I applied for the American Service Academies Program because it seemed like it would be the most worthwhile summer training opportunity available. I thought it would expand my understanding of history and open my eyes to the past. I thought it would introduce me to a Jewish culture I had studied but never known, and maybe augment my inadequate understanding of anti-Semitism at the same time. The Program promised to expose me to Holocaust survivors and topical experts, to the reality of Nazi death camps and to other self-motivated Cadets and Midshipmen. Besides, it was in Europe.

I completely underestimated ASAP. I really did.

It had been more than sixty years since the end of the Holocaust when I walked the grounds of Auschwitz with the group, yet I remember feeling like the Holocaust had happened yesterday. It may have been because the standing buildings had the familiarity of military barracks, or it may have been the ubiquity of mourning somberness throughout the camp. Regardless, the relevance of Auschwitz was not lost on its visitors. The Holocaust must never become anachronistic; we must never consign the horrors of the Holocaust to the "otherness" of distant history.

I had asked myself "why?" and I had asked myself what I would have done differently. In doing so, I learned the pitfalls of haste judgment, even if inadvertent, in studying the Holocaust.
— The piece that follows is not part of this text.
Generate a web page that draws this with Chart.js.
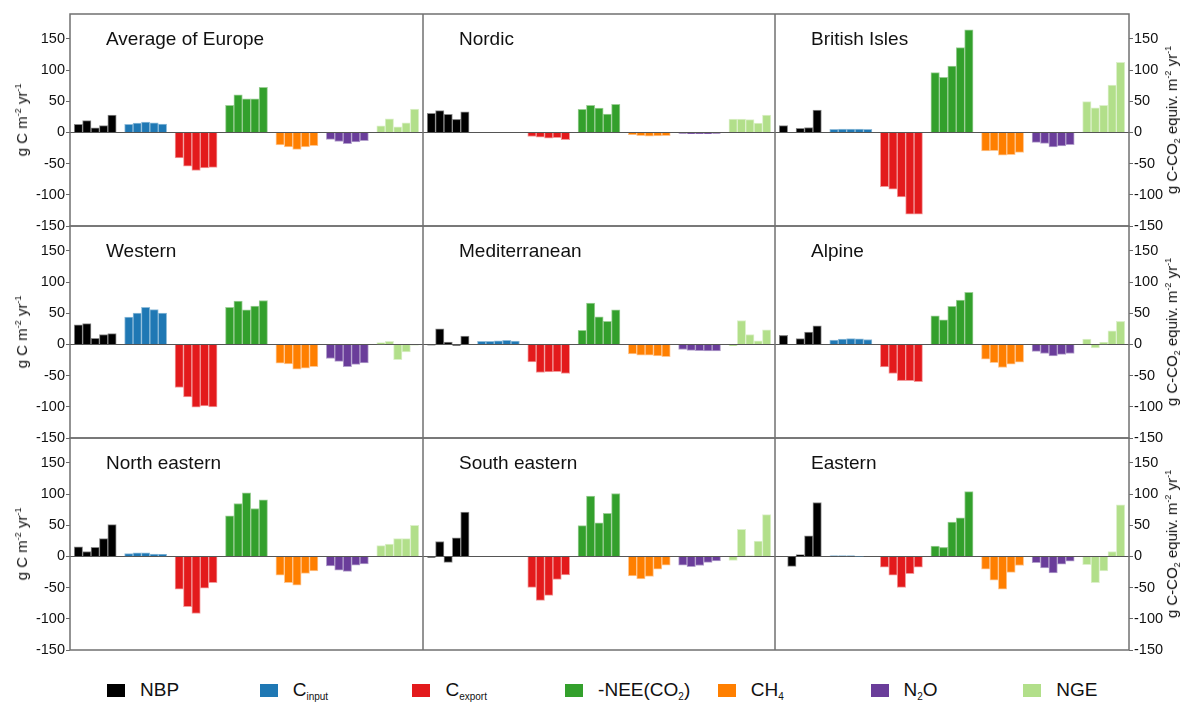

The trip abolished my immature conceptions to reveal deeper truths: that the effects of dehumanization had created a horrible gray zone which rendered common human faculties of judgment inadequate; that the potential for human depravity is rivaled only by survivors' potential for forgiveness; that victims should never feel the guilt of perpetrators; and that questions can indeed become accusations (a truth easily understood but hardly articulated). After walking the grounds of Auschwitz, that place Wiesław Kielar justly called Anus Mundi, I am convicted to tell of the things I saw and truths I learned. Because of my visit to Auschwitz, I am empowered to say "never again" with an idea of what that promise seeks to prevent.